> Records for this exercise
** begin **
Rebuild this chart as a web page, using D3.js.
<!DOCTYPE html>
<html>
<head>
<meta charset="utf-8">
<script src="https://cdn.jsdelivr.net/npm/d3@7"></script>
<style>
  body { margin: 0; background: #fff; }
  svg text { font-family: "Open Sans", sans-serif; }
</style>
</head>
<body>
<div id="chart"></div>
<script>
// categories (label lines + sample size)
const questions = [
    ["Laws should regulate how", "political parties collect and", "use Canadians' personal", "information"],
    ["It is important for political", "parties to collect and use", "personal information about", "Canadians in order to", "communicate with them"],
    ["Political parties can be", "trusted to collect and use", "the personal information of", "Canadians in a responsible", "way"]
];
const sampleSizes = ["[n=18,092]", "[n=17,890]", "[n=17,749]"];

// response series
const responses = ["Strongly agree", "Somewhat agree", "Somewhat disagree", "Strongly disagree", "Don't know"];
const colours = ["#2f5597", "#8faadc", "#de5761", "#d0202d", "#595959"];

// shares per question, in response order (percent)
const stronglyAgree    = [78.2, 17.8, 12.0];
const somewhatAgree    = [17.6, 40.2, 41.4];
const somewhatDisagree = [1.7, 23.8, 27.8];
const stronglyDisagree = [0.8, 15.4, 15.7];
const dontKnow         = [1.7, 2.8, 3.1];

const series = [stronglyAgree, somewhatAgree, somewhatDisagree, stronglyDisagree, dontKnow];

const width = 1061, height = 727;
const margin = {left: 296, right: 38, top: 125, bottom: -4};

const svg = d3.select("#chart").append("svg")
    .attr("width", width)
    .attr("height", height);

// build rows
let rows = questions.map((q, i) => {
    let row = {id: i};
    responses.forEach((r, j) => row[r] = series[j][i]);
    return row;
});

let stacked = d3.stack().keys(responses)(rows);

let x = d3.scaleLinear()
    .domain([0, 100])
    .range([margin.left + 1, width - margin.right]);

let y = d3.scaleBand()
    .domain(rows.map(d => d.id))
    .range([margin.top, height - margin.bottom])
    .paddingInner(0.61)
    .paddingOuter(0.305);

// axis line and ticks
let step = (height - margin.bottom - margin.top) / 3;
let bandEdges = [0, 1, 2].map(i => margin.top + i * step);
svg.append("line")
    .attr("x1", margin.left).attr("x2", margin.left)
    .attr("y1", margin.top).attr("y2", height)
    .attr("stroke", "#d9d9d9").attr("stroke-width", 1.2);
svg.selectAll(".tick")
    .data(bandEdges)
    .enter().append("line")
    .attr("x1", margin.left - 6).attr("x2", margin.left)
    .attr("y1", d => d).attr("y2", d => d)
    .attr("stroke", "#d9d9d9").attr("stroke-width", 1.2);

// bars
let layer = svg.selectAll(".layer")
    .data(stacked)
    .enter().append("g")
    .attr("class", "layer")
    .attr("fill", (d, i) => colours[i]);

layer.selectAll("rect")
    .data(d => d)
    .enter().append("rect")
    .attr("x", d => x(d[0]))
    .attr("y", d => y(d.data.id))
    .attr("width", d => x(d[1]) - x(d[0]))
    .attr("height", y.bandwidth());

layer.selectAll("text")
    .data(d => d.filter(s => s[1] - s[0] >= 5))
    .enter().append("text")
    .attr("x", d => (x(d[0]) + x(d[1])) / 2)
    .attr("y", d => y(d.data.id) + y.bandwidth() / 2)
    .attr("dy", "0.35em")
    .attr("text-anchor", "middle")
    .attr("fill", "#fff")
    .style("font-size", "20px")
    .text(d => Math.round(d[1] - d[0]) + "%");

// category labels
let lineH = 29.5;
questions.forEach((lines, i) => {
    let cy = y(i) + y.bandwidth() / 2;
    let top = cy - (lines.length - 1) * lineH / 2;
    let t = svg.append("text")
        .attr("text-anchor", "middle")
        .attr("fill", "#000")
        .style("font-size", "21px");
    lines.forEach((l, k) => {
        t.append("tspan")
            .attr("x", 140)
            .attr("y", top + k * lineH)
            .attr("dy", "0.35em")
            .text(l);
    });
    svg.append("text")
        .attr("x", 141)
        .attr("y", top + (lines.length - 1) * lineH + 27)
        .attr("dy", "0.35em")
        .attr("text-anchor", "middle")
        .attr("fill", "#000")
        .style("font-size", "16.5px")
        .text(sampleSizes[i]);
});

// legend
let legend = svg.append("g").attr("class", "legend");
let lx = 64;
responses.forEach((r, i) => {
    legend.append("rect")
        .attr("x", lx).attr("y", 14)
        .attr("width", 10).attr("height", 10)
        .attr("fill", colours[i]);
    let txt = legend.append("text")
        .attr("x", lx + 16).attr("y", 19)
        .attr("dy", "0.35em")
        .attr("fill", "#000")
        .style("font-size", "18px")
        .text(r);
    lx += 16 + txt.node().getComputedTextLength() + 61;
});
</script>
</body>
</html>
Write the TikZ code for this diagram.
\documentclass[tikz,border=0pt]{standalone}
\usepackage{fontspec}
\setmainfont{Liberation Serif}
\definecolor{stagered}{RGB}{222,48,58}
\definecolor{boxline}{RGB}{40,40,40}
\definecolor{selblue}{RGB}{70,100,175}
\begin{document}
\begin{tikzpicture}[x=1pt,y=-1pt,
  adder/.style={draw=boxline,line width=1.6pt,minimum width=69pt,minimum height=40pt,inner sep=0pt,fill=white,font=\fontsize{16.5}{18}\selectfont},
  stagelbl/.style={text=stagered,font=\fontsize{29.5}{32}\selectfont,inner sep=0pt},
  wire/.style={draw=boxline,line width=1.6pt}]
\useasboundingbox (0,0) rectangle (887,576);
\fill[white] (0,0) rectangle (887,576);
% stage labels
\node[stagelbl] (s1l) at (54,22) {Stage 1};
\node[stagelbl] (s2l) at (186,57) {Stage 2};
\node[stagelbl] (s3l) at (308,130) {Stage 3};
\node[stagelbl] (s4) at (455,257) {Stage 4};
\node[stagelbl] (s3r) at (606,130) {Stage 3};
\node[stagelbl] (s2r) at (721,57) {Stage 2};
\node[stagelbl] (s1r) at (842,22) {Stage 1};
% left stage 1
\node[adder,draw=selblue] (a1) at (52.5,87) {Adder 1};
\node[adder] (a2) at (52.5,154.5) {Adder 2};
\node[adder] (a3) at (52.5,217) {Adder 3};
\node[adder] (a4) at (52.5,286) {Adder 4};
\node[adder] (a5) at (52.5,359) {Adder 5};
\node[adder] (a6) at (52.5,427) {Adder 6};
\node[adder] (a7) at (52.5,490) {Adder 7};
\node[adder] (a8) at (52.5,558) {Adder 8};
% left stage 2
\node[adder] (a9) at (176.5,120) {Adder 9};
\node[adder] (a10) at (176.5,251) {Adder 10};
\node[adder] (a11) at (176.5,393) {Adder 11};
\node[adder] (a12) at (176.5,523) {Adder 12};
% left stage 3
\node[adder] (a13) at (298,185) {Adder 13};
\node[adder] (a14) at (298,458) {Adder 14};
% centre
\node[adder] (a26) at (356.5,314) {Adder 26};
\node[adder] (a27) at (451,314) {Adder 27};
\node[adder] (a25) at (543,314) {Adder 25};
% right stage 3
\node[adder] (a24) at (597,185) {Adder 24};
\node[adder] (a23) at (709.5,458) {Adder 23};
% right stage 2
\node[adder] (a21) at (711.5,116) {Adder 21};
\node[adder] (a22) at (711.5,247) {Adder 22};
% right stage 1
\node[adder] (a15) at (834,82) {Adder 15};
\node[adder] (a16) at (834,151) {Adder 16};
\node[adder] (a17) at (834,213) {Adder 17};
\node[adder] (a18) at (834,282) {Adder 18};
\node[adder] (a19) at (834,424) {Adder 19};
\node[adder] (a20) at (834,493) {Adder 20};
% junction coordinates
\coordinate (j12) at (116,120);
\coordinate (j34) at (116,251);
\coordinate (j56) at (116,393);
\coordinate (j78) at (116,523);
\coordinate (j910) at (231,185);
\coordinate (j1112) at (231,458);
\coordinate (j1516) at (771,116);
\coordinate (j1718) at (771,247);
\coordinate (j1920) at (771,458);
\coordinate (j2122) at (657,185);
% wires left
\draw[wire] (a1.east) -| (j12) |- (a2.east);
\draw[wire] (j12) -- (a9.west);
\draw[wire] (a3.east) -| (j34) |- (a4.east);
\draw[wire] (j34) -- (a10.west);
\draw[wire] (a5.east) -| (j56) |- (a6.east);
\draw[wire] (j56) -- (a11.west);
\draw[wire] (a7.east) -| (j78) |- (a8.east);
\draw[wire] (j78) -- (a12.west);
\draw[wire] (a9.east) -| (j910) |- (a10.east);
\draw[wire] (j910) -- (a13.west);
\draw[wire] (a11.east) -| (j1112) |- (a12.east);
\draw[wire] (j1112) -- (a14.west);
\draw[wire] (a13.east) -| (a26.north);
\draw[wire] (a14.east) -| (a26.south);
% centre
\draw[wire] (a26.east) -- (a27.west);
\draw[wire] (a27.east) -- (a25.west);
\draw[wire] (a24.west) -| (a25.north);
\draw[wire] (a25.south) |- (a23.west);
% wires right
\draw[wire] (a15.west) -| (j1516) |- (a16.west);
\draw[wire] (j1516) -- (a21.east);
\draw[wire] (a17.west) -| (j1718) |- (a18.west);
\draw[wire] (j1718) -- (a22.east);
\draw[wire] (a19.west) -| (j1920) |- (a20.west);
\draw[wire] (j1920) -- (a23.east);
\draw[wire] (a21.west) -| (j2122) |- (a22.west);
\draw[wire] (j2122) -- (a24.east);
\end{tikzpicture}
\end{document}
** end **
** begin **
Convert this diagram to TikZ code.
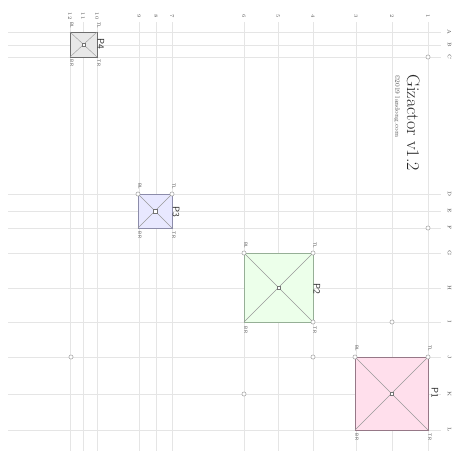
** end **
** begin **
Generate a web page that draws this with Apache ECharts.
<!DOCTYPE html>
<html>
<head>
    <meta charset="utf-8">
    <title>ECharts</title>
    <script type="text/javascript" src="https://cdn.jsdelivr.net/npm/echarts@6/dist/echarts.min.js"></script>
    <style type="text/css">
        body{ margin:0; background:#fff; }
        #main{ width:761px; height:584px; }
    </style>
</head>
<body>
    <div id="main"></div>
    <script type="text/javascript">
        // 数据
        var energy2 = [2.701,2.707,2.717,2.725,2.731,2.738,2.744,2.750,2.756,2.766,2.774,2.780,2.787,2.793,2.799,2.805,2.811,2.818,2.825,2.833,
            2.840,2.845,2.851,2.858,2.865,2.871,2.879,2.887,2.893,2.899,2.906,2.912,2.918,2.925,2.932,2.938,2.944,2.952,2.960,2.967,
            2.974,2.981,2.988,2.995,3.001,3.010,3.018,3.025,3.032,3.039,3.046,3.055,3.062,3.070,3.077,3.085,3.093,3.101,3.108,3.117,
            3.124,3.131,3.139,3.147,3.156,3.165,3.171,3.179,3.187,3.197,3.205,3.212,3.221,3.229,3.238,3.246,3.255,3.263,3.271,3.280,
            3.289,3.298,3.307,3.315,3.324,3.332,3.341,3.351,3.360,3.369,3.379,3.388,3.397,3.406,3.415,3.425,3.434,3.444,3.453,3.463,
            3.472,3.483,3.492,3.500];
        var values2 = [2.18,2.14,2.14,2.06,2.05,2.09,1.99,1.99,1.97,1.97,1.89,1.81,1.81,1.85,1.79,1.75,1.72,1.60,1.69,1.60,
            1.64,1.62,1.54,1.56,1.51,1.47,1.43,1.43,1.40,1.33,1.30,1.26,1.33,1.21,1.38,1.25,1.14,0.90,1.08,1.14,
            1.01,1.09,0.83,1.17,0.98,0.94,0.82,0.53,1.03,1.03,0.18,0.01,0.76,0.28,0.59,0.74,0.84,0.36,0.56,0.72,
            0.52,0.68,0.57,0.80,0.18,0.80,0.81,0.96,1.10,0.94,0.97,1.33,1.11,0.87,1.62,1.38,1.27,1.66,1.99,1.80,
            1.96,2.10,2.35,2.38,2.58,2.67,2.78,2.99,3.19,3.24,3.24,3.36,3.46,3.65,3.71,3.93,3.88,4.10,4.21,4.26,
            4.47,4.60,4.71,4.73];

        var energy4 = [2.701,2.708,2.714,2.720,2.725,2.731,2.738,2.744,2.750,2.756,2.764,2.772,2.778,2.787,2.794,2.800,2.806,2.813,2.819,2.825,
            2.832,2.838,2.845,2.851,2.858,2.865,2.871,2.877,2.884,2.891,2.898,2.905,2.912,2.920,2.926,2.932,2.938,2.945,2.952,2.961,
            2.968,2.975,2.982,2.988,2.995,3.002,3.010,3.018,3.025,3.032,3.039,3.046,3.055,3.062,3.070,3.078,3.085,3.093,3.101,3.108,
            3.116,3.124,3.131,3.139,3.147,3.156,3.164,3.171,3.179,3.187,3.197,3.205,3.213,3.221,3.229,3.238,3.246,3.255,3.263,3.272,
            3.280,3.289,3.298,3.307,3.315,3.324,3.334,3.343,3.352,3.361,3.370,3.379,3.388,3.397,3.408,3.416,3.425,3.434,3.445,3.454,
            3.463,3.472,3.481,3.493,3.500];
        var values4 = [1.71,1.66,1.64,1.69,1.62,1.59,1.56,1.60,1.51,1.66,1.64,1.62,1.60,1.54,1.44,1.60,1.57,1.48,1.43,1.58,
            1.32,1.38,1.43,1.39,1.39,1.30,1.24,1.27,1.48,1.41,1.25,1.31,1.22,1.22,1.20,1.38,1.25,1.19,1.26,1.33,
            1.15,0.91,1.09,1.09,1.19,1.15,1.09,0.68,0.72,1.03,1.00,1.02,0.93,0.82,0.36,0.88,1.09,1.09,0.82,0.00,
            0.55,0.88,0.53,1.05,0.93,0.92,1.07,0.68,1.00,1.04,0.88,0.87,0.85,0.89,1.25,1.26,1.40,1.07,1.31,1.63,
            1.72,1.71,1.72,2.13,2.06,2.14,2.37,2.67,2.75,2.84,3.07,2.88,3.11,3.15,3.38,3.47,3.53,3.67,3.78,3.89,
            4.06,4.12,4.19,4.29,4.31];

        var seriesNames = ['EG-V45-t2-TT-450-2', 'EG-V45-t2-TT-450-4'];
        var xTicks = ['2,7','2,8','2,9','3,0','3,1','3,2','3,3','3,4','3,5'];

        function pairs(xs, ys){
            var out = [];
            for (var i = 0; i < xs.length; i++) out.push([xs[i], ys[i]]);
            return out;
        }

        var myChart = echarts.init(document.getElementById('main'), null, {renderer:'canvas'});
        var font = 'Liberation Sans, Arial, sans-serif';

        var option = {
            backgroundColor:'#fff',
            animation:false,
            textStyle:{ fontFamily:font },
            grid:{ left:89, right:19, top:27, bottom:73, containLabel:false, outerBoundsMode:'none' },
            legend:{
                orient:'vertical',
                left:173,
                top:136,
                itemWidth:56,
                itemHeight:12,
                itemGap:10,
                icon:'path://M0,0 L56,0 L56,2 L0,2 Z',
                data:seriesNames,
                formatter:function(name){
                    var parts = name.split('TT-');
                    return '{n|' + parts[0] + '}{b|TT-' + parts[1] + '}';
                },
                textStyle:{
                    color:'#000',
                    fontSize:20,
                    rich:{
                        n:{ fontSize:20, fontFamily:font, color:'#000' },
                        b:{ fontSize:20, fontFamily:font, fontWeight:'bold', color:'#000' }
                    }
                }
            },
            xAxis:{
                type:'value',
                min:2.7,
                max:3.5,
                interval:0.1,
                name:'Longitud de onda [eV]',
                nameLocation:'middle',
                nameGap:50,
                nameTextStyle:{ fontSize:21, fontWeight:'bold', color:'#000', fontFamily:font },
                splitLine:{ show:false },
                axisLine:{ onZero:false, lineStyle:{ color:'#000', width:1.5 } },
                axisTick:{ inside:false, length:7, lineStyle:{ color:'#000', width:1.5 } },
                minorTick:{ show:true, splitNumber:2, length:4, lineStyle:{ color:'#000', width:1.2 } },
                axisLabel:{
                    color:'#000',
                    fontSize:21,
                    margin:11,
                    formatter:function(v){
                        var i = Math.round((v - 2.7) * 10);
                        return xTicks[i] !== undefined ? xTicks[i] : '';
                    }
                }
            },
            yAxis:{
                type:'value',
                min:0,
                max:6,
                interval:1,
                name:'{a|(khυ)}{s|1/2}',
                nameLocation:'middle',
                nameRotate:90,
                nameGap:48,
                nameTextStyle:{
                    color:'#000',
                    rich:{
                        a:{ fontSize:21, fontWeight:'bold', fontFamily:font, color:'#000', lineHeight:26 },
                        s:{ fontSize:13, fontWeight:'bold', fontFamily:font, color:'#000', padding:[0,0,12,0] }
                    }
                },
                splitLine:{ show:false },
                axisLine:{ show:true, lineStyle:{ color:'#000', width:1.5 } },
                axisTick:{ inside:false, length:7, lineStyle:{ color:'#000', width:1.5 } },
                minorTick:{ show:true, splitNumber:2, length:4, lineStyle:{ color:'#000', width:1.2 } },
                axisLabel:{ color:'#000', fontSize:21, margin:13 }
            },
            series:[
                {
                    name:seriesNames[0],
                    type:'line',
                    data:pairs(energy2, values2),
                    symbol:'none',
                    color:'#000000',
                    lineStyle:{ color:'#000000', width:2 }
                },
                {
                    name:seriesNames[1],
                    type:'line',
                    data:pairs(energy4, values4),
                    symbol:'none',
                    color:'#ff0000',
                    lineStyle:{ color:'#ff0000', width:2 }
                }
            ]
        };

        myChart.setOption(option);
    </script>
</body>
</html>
** end **
> Short exercise
Go through the material above and copy each line that has the word "code".

> Exercise result
Write the TikZ code for this diagram.
Convert this diagram to TikZ code.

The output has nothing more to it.